━━ EXERCISE INPUTS ━━

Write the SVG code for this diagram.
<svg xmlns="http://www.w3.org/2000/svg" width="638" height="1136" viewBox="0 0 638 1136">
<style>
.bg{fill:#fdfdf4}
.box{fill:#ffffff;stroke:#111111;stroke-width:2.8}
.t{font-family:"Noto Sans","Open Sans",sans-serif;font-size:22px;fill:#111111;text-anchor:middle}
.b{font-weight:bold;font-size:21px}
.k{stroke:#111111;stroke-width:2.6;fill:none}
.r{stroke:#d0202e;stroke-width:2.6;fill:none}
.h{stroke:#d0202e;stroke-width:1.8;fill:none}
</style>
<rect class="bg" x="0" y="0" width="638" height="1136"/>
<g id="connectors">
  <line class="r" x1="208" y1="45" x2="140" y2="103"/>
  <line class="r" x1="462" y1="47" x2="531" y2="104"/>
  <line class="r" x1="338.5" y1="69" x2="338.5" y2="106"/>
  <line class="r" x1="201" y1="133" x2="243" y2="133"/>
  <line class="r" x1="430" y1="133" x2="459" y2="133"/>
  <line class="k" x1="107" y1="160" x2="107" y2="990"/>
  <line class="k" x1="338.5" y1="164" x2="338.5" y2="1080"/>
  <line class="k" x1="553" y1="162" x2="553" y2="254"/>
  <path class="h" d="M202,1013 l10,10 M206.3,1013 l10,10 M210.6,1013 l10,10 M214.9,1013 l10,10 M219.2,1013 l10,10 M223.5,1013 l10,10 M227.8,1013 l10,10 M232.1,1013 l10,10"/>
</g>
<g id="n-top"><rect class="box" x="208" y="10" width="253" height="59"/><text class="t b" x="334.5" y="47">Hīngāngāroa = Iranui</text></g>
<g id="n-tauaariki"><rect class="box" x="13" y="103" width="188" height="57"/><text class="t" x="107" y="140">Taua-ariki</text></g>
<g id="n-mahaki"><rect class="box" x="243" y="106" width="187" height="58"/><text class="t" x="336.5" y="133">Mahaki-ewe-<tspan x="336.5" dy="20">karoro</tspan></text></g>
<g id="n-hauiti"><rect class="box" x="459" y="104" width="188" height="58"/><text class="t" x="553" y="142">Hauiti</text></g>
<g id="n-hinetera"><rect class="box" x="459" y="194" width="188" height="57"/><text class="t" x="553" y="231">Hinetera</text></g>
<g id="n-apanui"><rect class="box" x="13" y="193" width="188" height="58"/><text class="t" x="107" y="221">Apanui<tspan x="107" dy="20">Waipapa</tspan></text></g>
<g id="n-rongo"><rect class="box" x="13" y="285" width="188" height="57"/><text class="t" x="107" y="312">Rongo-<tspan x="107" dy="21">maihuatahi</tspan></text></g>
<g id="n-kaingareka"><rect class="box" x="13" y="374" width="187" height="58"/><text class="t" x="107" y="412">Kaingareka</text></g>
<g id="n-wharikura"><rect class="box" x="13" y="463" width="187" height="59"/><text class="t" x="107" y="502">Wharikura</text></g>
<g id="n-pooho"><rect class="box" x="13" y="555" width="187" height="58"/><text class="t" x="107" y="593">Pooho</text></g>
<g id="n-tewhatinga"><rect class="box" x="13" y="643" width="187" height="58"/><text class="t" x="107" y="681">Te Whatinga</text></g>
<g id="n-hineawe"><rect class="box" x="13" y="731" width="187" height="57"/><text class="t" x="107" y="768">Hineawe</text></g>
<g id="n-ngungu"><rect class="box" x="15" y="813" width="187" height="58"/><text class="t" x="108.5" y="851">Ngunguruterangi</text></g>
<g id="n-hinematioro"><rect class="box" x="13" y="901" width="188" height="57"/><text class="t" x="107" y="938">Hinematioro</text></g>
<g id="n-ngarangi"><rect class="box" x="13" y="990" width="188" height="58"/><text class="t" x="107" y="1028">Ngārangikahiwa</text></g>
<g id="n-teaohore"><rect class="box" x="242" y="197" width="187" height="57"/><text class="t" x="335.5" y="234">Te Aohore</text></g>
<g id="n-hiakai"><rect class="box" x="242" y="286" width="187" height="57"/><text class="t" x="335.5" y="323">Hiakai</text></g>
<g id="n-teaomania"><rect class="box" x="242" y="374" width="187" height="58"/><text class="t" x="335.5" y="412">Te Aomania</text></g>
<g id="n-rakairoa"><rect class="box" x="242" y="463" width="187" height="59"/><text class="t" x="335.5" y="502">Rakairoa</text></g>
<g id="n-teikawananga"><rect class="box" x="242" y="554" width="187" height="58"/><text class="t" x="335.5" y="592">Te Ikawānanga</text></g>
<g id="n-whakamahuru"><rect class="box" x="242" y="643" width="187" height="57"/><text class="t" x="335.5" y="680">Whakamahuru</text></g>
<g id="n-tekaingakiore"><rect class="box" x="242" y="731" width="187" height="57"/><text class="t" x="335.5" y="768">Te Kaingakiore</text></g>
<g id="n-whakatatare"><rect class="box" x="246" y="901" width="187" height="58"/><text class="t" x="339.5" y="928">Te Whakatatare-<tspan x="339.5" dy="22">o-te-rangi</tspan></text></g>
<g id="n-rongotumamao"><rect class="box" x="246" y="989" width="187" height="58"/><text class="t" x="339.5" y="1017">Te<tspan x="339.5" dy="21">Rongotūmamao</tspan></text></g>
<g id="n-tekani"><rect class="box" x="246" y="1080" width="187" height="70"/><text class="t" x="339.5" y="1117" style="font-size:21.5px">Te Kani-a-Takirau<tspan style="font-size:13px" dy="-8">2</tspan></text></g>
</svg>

━━━
━━ EXERCISE INPUTS ━━

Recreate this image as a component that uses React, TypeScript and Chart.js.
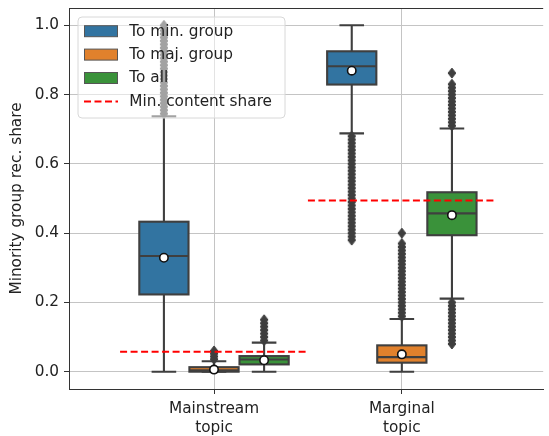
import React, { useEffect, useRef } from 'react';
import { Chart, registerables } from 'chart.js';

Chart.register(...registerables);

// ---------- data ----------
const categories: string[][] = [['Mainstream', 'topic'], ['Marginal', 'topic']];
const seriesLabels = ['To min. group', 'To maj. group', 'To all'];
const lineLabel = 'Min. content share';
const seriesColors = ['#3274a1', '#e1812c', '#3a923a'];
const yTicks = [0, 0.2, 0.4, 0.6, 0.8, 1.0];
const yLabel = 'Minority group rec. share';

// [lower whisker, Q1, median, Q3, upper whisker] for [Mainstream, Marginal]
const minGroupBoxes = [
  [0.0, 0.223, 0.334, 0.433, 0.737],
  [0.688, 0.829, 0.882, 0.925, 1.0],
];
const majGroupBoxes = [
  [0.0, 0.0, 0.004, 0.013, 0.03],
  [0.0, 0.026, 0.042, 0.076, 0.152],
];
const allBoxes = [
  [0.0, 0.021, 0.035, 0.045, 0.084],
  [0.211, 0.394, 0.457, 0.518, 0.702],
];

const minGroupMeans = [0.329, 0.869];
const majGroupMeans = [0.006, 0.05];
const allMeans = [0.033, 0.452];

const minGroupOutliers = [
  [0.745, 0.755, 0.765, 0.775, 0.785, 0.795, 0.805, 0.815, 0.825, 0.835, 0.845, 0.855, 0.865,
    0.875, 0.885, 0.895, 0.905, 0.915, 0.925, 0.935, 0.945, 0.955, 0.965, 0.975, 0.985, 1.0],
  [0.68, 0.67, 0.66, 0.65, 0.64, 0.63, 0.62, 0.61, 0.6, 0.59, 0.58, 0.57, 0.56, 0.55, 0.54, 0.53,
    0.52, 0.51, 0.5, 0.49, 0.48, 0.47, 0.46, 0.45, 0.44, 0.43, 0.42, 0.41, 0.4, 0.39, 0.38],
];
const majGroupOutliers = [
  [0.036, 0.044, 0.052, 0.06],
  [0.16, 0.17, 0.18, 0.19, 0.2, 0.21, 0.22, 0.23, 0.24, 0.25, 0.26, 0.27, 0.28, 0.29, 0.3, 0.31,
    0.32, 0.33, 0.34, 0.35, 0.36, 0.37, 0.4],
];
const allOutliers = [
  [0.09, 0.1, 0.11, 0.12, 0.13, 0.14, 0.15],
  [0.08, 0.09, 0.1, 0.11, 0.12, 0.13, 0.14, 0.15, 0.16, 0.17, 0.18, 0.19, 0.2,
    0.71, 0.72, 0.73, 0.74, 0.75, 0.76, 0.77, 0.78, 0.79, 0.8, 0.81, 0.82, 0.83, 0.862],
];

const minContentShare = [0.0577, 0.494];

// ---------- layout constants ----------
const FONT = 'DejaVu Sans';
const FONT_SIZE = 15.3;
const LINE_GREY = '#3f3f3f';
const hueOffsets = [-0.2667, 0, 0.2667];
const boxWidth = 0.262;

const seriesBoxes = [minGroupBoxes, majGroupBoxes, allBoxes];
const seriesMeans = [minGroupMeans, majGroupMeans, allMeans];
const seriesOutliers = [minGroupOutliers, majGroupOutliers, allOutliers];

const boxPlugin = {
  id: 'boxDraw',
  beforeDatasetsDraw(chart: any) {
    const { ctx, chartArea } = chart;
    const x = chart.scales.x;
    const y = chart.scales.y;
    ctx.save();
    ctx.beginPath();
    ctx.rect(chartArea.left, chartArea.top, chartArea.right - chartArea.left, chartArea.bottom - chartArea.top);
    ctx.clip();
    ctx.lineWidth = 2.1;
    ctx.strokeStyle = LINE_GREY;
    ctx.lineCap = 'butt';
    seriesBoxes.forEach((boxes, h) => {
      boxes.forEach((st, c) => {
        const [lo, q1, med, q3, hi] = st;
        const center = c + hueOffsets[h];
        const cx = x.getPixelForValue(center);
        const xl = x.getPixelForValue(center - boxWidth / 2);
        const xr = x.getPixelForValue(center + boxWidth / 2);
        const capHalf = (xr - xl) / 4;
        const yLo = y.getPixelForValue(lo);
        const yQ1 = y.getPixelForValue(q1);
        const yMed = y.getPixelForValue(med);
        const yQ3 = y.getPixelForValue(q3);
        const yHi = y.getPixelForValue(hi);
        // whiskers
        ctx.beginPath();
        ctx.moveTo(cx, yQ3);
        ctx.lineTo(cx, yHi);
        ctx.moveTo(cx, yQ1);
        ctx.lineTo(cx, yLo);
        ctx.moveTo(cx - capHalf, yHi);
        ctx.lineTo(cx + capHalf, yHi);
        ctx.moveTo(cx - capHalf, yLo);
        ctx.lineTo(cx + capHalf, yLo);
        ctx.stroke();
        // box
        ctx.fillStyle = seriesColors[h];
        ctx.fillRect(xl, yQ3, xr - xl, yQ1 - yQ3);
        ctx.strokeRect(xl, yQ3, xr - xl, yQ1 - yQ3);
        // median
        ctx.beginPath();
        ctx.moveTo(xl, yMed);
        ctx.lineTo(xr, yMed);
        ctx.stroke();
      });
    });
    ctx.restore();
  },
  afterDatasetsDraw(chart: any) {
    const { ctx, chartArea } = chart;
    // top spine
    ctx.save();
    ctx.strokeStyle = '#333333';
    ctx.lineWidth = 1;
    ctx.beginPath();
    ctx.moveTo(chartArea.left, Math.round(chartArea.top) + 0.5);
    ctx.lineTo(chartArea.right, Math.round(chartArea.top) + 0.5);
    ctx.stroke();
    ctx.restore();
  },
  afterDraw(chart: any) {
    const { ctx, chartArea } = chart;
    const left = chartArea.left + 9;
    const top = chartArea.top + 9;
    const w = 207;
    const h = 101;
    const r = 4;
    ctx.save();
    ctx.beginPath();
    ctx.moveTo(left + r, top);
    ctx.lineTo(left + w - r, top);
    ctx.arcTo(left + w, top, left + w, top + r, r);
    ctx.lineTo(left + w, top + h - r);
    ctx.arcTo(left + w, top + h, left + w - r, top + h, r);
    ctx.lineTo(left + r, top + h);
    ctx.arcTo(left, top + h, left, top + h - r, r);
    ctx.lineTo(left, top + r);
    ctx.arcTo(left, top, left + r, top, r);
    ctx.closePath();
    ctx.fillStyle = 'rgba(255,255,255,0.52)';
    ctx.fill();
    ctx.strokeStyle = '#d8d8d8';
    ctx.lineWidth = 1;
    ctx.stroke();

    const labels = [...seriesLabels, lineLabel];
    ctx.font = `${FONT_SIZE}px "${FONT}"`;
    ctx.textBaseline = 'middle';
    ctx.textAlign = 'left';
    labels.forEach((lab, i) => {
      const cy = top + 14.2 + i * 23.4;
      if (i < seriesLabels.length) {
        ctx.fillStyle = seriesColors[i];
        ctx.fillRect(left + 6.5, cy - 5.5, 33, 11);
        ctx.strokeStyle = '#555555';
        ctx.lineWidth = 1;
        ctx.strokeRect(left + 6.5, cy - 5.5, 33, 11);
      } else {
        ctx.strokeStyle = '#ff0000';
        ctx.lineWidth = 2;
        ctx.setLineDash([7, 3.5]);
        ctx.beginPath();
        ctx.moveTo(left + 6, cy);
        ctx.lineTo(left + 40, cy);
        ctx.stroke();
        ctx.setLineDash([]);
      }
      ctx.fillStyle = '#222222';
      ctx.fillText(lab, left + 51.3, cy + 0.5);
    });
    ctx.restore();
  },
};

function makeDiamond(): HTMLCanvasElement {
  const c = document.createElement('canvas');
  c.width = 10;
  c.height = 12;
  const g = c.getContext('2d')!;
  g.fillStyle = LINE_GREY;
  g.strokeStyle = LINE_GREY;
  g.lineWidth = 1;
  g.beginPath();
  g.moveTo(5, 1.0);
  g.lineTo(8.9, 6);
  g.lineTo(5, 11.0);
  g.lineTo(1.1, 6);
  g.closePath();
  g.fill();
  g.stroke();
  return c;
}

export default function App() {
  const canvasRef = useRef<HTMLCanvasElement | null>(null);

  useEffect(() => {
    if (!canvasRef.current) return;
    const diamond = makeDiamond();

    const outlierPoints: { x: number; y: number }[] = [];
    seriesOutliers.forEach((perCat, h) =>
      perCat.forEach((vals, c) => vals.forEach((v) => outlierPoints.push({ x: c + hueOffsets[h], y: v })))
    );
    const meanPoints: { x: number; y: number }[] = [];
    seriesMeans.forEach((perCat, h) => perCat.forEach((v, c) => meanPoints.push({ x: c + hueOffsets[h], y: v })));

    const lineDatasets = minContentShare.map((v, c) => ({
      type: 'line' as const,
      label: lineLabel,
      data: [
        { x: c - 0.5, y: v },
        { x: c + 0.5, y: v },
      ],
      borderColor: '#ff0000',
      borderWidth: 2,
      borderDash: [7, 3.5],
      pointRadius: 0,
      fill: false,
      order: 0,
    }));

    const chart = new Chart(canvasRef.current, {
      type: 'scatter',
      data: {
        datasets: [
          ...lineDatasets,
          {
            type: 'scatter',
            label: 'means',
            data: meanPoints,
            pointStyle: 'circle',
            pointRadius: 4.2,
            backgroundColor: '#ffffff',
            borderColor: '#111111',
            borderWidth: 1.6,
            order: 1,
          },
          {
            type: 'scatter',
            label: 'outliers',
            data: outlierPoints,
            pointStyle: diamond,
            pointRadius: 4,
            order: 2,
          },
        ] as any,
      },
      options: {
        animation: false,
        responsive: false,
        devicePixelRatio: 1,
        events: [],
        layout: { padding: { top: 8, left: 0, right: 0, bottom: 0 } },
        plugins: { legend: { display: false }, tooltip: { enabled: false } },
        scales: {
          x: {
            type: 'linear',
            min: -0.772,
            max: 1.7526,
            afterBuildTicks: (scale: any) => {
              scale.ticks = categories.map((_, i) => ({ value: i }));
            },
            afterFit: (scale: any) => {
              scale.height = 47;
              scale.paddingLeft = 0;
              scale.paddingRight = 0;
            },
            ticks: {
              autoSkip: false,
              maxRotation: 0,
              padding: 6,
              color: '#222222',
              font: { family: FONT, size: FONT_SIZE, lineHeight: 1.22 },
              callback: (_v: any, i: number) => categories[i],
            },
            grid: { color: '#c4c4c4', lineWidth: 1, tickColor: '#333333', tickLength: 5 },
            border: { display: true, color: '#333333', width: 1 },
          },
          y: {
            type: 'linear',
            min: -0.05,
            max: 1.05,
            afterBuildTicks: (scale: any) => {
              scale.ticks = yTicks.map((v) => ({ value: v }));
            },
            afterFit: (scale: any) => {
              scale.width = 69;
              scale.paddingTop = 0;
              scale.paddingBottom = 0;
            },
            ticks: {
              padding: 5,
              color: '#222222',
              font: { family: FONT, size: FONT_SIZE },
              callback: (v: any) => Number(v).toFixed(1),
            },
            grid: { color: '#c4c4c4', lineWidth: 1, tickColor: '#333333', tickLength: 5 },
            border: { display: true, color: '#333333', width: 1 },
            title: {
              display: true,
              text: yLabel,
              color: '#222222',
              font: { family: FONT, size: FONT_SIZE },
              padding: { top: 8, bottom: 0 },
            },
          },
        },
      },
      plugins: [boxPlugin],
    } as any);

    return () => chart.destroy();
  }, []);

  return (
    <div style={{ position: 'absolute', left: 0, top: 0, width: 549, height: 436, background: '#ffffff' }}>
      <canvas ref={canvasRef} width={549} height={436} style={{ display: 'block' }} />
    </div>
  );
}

━━━

Everything from the line that contains "Recreate this image" down to the line that contains "Chart.register(...registerables);" should be written out exactly, end lines too, minus the pictures.

• _SOLUTION FOR THIS PROBLEM_
Recreate this image as a component that uses React, TypeScript and Chart.js.
import React, { useEffect, useRef } from 'react';
import { Chart, registerables } from 'chart.js';

Chart.register(...registerables);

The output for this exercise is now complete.